Obsession in A Minor

Increasingly over the last month, every waking moment of my life, my inner soundtrack has been overtaken by the prelude to the A minor English Suite by Johann Sebastian Bach. Invariably some passage is running through my head, and because it goes in and out of A minor into E minor and G major, C major and a few other places, it has a way of fitting in with everything. But now that I have it almost completely memorized, I am in a state of torture bordering euphoria. It is impossible to describe the excitement that builds while playing it. I am partial to the key of A Minor, anyway, as if I was born into it. I favored composing in A minor and I suspect Bach did too because he comes up with more interesting conversations, although that might be said of any of his minor key efforts.

This prelude is really somewhat of a two-part invention. The right hand makes a statement and the left hand answers. It’s ongoing banter back and forth. Although I am right-handed I try to pay equal attention to my left hand because there’s just as much going on there. I think one thing that made Glenn Gould’s Bach playing sound so unique was the fact that he was left-handed. I like to think if I try to listen to both voices, maybe somewhere in my head I have room for the birds too.

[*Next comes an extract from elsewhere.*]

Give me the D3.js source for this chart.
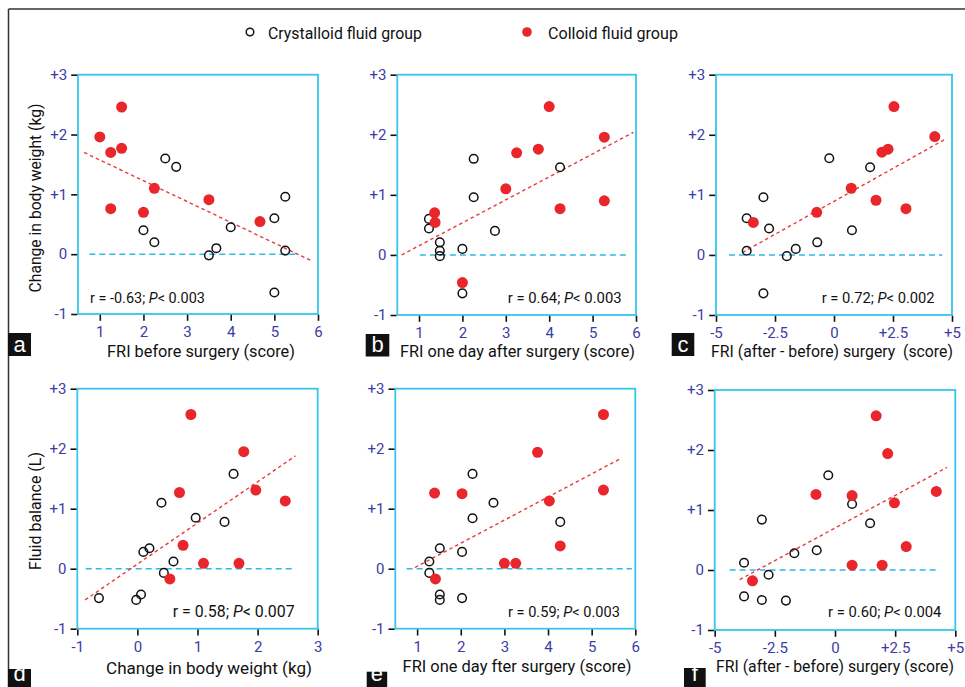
<!DOCTYPE html>
<html>
<head>
<meta charset="utf-8">
<script src="https://cdn.jsdelivr.net/npm/d3@7"></script>
<style>
  html, body { margin: 0; padding: 0; background: #fff; }
  svg { display: block; }
  text { font-family: Roboto, 'Liberation Sans', Arial, sans-serif; }
</style>
</head>
<body>
<svg id="chart" width="965" height="687"></svg>
<script>
// ---------------- DATA ----------------
const legendLabels = ["Crystalloid fluid group", "Colloid fluid group"];

const yTickValues = [-1, 0, 1, 2, 3];
const yTickLabels = ["-1", "0", "+1", "+2", "+3"];
const scoreTickValues = [1, 2, 3, 4, 5, 6];
const scoreTickLabels = ["1", "2", "3", "4", "5", "6"];
const diffTickValues = [-5, -2.5, 0, 2.5, 5];
const diffTickLabels = ["-5", "-2.5", "0", "+2.5", "+5"];
const weightTickValues = [-1, 0, 1, 2, 3];
const weightTickLabels = ["-1", "0", "1", "2", "3"];

// Panel a: FRI before surgery vs change in body weight
const crystA = [[2.5,1.60],[2.75,1.46],[2,0.40],[2.25,0.20],[3.5,-0.02],[3.67,0.10],[4,0.45],[5,0.60],[5.25,0.96],[5.25,0.06],[5,-0.64]];
const colloA = [[1,1.96],[1.25,1.70],[1.5,2.46],[1.5,1.77],[1.25,0.76],[2,0.70],[2.25,1.10],[3.5,0.91],[4.67,0.545]];
const fitA = [[0.64,1.70],[5.85,-0.11]];
const zeroA = [0.76, 5.51];

// Panel b: FRI one day after surgery vs change in body weight
const crystB = [[1.23,0.60],[1.23,0.44],[1.48,0.21],[1.48,0.07],[1.48,-0.02],[2,0.10],[2,-0.64],[2.26,1.60],[2.26,0.96],[2.75,0.40],[4.25,1.46]];
const colloB = [[1.36,0.70],[1.37,0.54],[2,-0.46],[3,1.10],[3.25,1.70],[3.75,1.76],[4,2.47],[4.25,0.77],[5.27,1.96],[5.27,0.90]];
const fitB = [[0.60,0.0],[5.94,2.04]];
const zeroB = [1.02, 5.78];

// Panel c: FRI (after - before) vs change in body weight
const crystC = [[-3.70,0.61],[-3.70,0.07],[-2.99,0.96],[-2.99,-0.64],[-2.75,0.44],[-2.0,-0.02],[-1.62,0.10],[-0.71,0.21],[-0.20,1.61],[0.76,0.41],[1.53,1.46]];
const colloC = [[-3.42,0.54],[-0.73,0.71],[0.73,1.11],[1.78,0.91],[2.03,1.71],[2.29,1.76],[2.54,2.47],[3.05,0.77],[4.27,1.97]];
const fitC = [[-3.88,0.04],[4.73,1.93]];
const zeroC = [-4.45, 4.59];

// Panel d: change in body weight vs fluid balance
const crystD = [[-0.64,-0.49],[-0.02,-0.52],[0.06,-0.43],[0.10,0.28],[0.20,0.34],[0.40,1.10],[0.44,-0.07],[0.60,0.12],[0.97,0.85],[1.45,0.78],[1.60,1.58]];
const colloD = [[0.89,2.57],[1.77,1.95],[0.70,1.27],[1.97,1.31],[2.46,1.13],[0.76,0.39],[1.10,0.09],[1.69,0.09],[0.54,-0.17]];
const fitD = [[-0.87,-0.52],[2.63,1.88]];
const zeroD = [-0.86, 2.6];

// Panel e: FRI one day after surgery vs fluid balance
const crystE = [[2.27,1.58],[2.27,0.84],[2.75,1.10],[4.28,0.78],[1.52,0.34],[2.03,0.28],[1.28,0.12],[1.28,-0.07],[1.52,-0.43],[1.52,-0.52],[2.03,-0.49]];
const colloE = [[5.27,2.57],[3.76,1.94],[1.40,1.26],[2.03,1.25],[4.03,1.13],[5.27,1.31],[4.28,0.38],[3.0,0.09],[3.26,0.09],[1.42,-0.17]];
const fitE = [[0.95,0.02],[5.65,1.83]];
const zeroE = [0.76, 5.92];

// Panel f: FRI (after - before) vs fluid balance
const crystF = [[-0.28,1.58],[0.71,1.10],[1.46,0.78],[-3.04,0.84],[-0.76,0.33],[-1.69,0.28],[-3.78,0.12],[-2.76,-0.08],[-3.78,-0.44],[-3.04,-0.50],[-2.04,-0.51]];
const colloF = [[1.71,2.57],[2.19,1.94],[-0.79,1.26],[0.71,1.24],[2.47,1.12],[4.21,1.31],[2.96,0.39],[0.71,0.08],[1.96,0.08],[-3.43,-0.18]];
const fitF = [[-3.96,-0.16],[4.65,1.71]];
const zeroF = [-4.38, 4.28];

const statsText = [
  ["r = -0.63; ", "P", "< 0.003"],
  ["r = 0.64; ", "P", "< 0.003"],
  ["r = 0.72; ", "P", "< 0.002"],
  ["r = 0.58; ", "P", "< 0.007"],
  ["r = 0.59; ", "P", "< 0.003"],
  ["r = 0.60; ", "P", "< 0.004"]
];
const xTitles = [
  "FRI before surgery (score)",
  "FRI one day after surgery (score)",
  "FRI (after - before) surgery  (score)",
  "Change in body weight (kg)",
  "FRI one day fter surgery (score)",
  "FRI (after - before) surgery (score)"
];
const yTitles = ["Change in body weight (kg)", "Fluid balance (L)"];
const panelLetters = ["a", "b", "c", "d", "e", "f"];

// ---------------- LAYOUT ----------------
const COL_CYAN = "#35c6f0";
const COL_ZERO = "#2fb8e6";
const COL_RED = "#e8262b";
const COL_FIT = "#e83a3a";
const COL_TICK = "#3c3ca6";

const panels = [
  { box:[78,74.7,318,314],   xd:[0.5,6], xt:scoreTickValues, xl:scoreTickLabels, crys:crystA, coll:colloA, fit:fitA, zero:zeroA,
    stat:{x:90, y:302.5, w:115}, title:{cx:201, y:357, w:188}, letter:[8,333,23,23] },
  { box:[397.3,74.7,636,315], xd:[0.5,6], xt:scoreTickValues, xl:scoreTickLabels, crys:crystB, coll:colloB, fit:fitB, zero:zeroB,
    stat:{x:507.7, y:302.5, w:114}, title:{cx:517.5, y:357, w:235}, letter:[365.7,334,23.6,22.5] },
  { box:[716,74.7,952,315],  xd:[-5,5], xt:diffTickValues, xl:diffTickLabels, crys:crystC, coll:colloC, fit:fitC, zero:zeroC,
    stat:{x:821.7, y:302.5, w:113}, title:{cx:832, y:357, w:242}, letter:[671.7,333,22.6,23] },
  { box:[77.3,388.7,317.7,628.7], xd:[-1,3], xt:weightTickValues, xl:weightTickLabels, crys:crystD, coll:colloD, fit:fitD, zero:zeroD,
    stat:{x:172.7, y:616.5, w:122}, title:{cx:209, y:674, w:206}, letter:[8,669,23,23] },
  { box:[395.3,388.7,635.3,628.7], xd:[0.5,6], xt:scoreTickValues, xl:scoreTickLabels, crys:crystE, coll:colloE, fit:fitE, zero:zeroE,
    stat:{x:508, y:616.5, w:112}, title:{cx:517, y:672, w:229}, letter:[366.7,671.7,20.5,22] },
  { box:[714.7,390,955.3,630], xd:[-5,5], xt:diffTickValues, xl:diffTickLabels, crys:crystF, coll:colloF, fit:fitF, zero:zeroF,
    stat:{x:828, y:616.5, w:113.5}, title:{cx:835, y:672, w:238}, letter:[684,668,21.7,22] }
];

const svg = d3.select("#chart");

// scale a text's font size so its natural width matches a target width
function fitWidth(sel, base, target) {
  sel.attr("font-size", base);
  const w = sel.node().getComputedTextLength();
  if (w > 0) sel.attr("font-size", (base * target / w).toFixed(2));
  return sel;
}

// outer frame (top and left)
svg.append("line").attr("x1", 8.5).attr("x2", 965).attr("y1", 9).attr("y2", 9)
  .attr("stroke", "#333").attr("stroke-width", 1.5);
svg.append("line").attr("x1", 8.5).attr("x2", 8.5).attr("y1", 9).attr("y2", 687)
  .attr("stroke", "#333").attr("stroke-width", 1.5);

// legend
const legend = svg.append("g");
legend.append("circle").attr("cx", 250).attr("cy", 32).attr("r", 3.8)
  .attr("fill", "#fff").attr("stroke", "#111").attr("stroke-width", 1.5);
fitWidth(legend.append("text").attr("x", 268).attr("y", 38.5).attr("fill", "#111").text(legendLabels[0]), 17, 154);
legend.append("circle").attr("cx", 527).attr("cy", 32).attr("r", 4.8).attr("fill", COL_RED);
fitWidth(legend.append("text").attr("x", 548).attr("y", 38.5).attr("fill", "#111").text(legendLabels[1]), 17, 130);

panels.forEach((p, i) => {
  const [x0, y0, x1, y1] = p.box;
  const xs = d3.scaleLinear().domain(p.xd).range([x0, x1]);
  const ys = d3.scaleLinear().domain([-1, 3]).range([y1, y0]);
  const g = svg.append("g");

  // box
  g.append("rect").attr("x", x0).attr("y", y0).attr("width", x1 - x0).attr("height", y1 - y0)
    .attr("fill", "none").attr("stroke", COL_CYAN).attr("stroke-width", 1.8);

  // axes
  const yAxis = d3.axisLeft(ys).tickValues(yTickValues).tickSize(6).tickPadding(4)
    .tickFormat((d, k) => yTickLabels[k]);
  const ya = g.append("g").attr("transform", `translate(${x0 - 0.8},0)`).call(yAxis);
  const xAxis = d3.axisBottom(xs).tickValues(p.xt).tickSize(6).tickPadding(6)
    .tickFormat((d, k) => p.xl[k]);
  const xa = g.append("g").attr("transform", `translate(0,${y1 + 0.8})`).call(xAxis);
  [ya, xa].forEach(a => {
    a.select(".domain").remove();
    a.selectAll(".tick line").attr("stroke", "#111").attr("stroke-width", 1.6);
    a.selectAll(".tick text").attr("fill", COL_TICK).attr("font-size", 15)
      .style("font-family", "Roboto, 'Liberation Sans', Arial, sans-serif");
  });

  // zero reference line
  g.append("line").attr("x1", xs(p.zero[0])).attr("x2", xs(p.zero[1]))
    .attr("y1", ys(0)).attr("y2", ys(0))
    .attr("stroke", COL_ZERO).attr("stroke-width", 1.6).attr("stroke-dasharray", "6,4");

  // regression line
  g.append("path").datum(p.fit)
    .attr("d", d3.line().x(d => xs(d[0])).y(d => ys(d[1])))
    .attr("fill", "none").attr("stroke", COL_FIT).attr("stroke-width", 1.4)
    .attr("stroke-dasharray", "3.5,3");

  // crystalloid (open)
  g.selectAll(".cr").data(p.crys).enter().append("circle")
    .attr("cx", d => xs(d[0])).attr("cy", d => ys(d[1])).attr("r", 4.3)
    .attr("fill", "none").attr("stroke", "#111").attr("stroke-width", 1.5);
  // colloid (filled)
  g.selectAll(".co").data(p.coll).enter().append("circle")
    .attr("cx", d => xs(d[0])).attr("cy", d => ys(d[1])).attr("r", 5.5)
    .attr("fill", COL_RED);

  // stats text
  const st = g.append("text").attr("x", p.stat.x).attr("y", p.stat.y).attr("fill", "#111");
  st.append("tspan").text(statsText[i][0]);
  st.append("tspan").attr("font-style", "italic").text(statsText[i][1]);
  st.append("tspan").text(statsText[i][2]);
  fitWidth(st, 15, p.stat.w);

  // x title
  fitWidth(g.append("text").attr("x", p.title.cx).attr("y", p.title.y).attr("text-anchor", "middle")
    .attr("fill", "#111").attr("xml:space", "preserve").style("white-space", "pre")
    .text(xTitles[i]), 17, p.title.w);

  // letter box
  const [lx, ly, lw, lh] = p.letter;
  g.append("rect").attr("x", lx).attr("y", ly).attr("width", lw).attr("height", lh).attr("fill", "#111");
  g.append("text").attr("x", lx + lw / 2).attr("y", Math.min(ly + lh - 4.5, 681)).attr("text-anchor", "middle")
    .attr("font-size", 22).attr("fill", "#fff")
    .style("font-family", "'Liberation Sans', Arial, sans-serif")
    .text(panelLetters[i]);
});

// y titles
const yTitleSpecs = [{cx:35, cy:198, w:189, text:yTitles[0]}, {cx:35, cy:511, w:118, text:yTitles[1]}];
yTitleSpecs.forEach(s => {
  const t = svg.append("text")
    .attr("transform", `translate(${s.cx + 6},${s.cy}) rotate(-90)`)
    .attr("x", 0).attr("y", 0).attr("text-anchor", "middle")
    .attr("fill", "#111").text(s.text);
  fitWidth(t, 17, s.w);
});
</script>
</body>
</html>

This is the second of the English Suites. The first was the A Major and it has taken me forever to wade through. I still struggle with the A Major: there are parts I like, but the “Doubles” in particular I find boring and am at a loss as to how to bring life to them. I don’t generally have this problem with Bach, but I suppose even he ran out of steam every now and then. So it was with eager anticipation that I moved on to the A minor. My ultimate goal is to learn all the English Suites. Part of my lifelong project which I started over 10 years ago: to learn all the Bach keyboard music. I probably won’t accomplish it but it’s a nice thought.

The birds have been enthusiastic about this suite, and I don’t know if it’s because they’re reading my enthusiasm or if they actually like A minor better too. Here’s a budgie who was keeping time with the upbeats in part of the prelude a few days ago. I couldn’t believe my ears when I first heard this.

The best part of the four-day holiday weekend has been time to play every day. I miss this so much I am afraid to admit it to myself. But my “normal” workday schedule doesn’t allow time to play every day. Sometimes it’s hard not to sit and cry “What’s wrong with this picture?” since my normal state of being is to play music…for birds. I have to say my birds are good sports. Today was what my mother used to call “glismal.” It rained or looked like rain all day and never got bright enough inside the house to feel like doing much of anything, but the birds woke came alive when I sat down to play and they participated for most of it.

I wonder if they don’t know the music better than I do as they listen to classical music on the radio all day. I have seen the surprised look on their faces every once in a while when something comes on the radio that we’ve practiced a lot. It’s a double take experience: she’s not playing, where’s the music coming from? So they must be paying attention!

The birds were most vocal today in the Bourree as I was reading through it. Here’s a little excerpt of the Zebra Finches calling back and forth. Or maybe they’re laughing at me…

We’ll check back with the birds in a month or two or three when I might be lucky enough to have the entire A minor English Suite in my fingers, and see what they have to say about it then.